Set exercise :: From the listing, collect all lines containing the word "this".

═══

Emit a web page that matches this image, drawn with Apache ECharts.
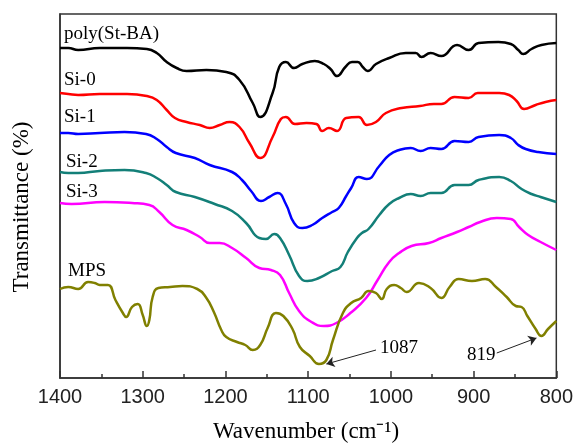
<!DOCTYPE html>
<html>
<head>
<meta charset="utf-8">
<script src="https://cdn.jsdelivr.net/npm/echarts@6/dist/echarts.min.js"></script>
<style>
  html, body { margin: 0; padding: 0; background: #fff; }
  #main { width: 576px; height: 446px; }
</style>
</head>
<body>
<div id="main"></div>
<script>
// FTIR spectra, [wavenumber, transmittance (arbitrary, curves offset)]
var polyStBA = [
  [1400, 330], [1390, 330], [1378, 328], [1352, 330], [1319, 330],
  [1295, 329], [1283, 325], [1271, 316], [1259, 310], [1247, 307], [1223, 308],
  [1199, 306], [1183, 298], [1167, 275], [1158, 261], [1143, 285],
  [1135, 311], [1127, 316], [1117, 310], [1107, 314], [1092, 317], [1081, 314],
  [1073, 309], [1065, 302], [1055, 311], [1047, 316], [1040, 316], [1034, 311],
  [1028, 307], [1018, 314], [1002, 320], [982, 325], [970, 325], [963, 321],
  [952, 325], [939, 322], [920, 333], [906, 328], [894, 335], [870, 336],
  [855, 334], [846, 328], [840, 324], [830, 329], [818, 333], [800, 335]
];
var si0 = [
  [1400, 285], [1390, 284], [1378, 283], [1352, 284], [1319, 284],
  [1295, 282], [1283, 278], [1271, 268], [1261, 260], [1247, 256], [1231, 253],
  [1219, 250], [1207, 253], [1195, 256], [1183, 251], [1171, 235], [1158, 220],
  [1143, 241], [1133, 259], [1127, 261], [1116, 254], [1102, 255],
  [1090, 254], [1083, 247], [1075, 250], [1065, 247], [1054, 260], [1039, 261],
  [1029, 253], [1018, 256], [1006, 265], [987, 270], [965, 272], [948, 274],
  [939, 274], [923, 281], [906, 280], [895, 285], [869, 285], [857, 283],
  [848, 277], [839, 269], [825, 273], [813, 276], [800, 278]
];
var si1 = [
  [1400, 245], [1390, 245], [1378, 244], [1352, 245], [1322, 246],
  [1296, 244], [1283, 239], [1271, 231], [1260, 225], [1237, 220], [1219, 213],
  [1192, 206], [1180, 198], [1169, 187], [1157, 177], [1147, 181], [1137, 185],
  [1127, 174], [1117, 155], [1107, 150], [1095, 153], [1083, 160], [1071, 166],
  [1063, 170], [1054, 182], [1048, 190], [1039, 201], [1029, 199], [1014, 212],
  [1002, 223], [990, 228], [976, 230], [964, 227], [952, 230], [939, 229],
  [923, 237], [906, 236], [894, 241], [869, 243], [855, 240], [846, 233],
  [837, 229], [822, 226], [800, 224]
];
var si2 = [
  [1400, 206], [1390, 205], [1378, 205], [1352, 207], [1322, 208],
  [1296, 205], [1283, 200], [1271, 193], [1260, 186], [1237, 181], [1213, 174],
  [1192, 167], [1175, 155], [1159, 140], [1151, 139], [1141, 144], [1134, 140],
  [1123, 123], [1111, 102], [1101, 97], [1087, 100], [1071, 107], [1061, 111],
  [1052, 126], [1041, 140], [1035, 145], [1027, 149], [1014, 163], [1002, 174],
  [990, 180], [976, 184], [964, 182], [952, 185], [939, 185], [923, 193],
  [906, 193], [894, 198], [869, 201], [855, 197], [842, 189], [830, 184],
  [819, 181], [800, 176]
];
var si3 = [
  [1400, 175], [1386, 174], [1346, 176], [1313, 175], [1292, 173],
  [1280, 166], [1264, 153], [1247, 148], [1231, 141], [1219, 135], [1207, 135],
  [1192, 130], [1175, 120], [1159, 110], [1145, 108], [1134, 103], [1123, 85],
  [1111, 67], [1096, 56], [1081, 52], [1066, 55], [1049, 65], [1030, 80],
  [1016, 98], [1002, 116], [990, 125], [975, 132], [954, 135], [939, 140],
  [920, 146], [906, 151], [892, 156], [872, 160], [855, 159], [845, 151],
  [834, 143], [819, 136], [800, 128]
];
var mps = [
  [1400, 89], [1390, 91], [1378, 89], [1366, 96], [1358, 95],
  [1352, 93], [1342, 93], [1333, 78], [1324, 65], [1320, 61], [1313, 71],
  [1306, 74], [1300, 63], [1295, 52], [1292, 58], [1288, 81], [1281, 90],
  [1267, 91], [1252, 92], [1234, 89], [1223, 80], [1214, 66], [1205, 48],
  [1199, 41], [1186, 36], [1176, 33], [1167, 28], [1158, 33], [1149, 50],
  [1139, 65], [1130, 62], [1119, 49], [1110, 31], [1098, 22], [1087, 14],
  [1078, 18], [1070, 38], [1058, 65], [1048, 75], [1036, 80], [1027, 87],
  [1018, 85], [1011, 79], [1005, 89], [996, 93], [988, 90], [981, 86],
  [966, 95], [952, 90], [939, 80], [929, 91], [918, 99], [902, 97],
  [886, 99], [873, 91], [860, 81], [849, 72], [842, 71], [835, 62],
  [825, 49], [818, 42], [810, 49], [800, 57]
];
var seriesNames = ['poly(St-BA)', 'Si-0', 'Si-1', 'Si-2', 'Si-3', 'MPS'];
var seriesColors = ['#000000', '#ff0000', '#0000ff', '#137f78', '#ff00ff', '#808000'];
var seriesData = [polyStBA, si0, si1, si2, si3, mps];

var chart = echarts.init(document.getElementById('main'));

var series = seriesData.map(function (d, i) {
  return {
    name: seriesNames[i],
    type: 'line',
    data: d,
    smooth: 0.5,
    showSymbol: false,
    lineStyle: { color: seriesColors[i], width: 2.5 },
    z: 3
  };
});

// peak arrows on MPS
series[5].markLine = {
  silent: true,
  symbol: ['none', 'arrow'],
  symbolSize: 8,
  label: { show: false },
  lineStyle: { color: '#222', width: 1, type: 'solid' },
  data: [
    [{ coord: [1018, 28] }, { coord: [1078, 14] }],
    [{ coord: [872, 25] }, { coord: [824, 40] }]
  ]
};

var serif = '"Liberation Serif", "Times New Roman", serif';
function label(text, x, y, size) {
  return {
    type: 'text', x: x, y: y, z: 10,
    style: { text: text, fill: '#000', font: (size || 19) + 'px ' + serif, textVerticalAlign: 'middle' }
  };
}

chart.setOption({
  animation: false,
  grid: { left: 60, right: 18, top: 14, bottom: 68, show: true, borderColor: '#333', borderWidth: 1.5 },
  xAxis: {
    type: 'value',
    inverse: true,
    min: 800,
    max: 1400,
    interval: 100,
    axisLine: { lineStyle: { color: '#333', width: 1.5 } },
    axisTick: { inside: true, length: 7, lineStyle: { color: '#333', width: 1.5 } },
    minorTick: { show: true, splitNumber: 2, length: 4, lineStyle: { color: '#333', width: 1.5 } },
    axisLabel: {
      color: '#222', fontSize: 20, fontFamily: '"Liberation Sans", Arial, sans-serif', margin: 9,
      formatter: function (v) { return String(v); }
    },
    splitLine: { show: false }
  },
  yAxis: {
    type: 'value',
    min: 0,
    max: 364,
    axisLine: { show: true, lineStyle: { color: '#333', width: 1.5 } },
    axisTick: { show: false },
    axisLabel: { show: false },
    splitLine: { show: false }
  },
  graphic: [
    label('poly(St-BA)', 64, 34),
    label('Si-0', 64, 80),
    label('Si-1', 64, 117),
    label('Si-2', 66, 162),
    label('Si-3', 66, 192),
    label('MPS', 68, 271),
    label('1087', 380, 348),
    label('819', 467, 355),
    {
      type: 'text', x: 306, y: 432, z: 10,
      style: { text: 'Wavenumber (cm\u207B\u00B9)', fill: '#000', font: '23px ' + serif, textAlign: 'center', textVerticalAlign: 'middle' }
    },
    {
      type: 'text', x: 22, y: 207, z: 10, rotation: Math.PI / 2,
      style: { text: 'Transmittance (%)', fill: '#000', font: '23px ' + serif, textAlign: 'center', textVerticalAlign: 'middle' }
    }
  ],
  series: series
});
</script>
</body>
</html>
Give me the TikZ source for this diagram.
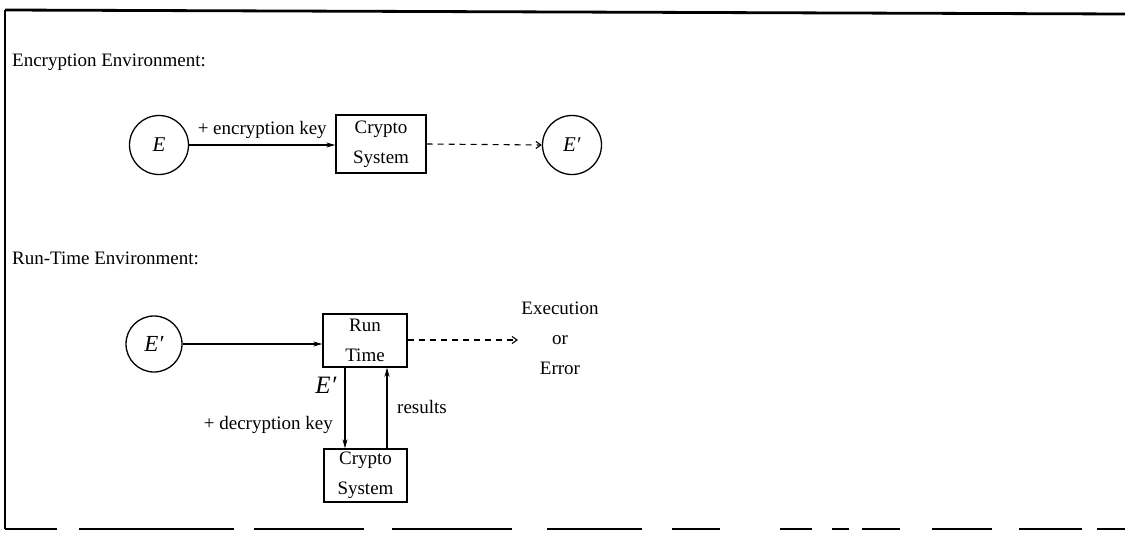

═══

Exercise solution ::
Emit a web page that matches this image, drawn with Apache ECharts.
Give me the TikZ source for this diagram.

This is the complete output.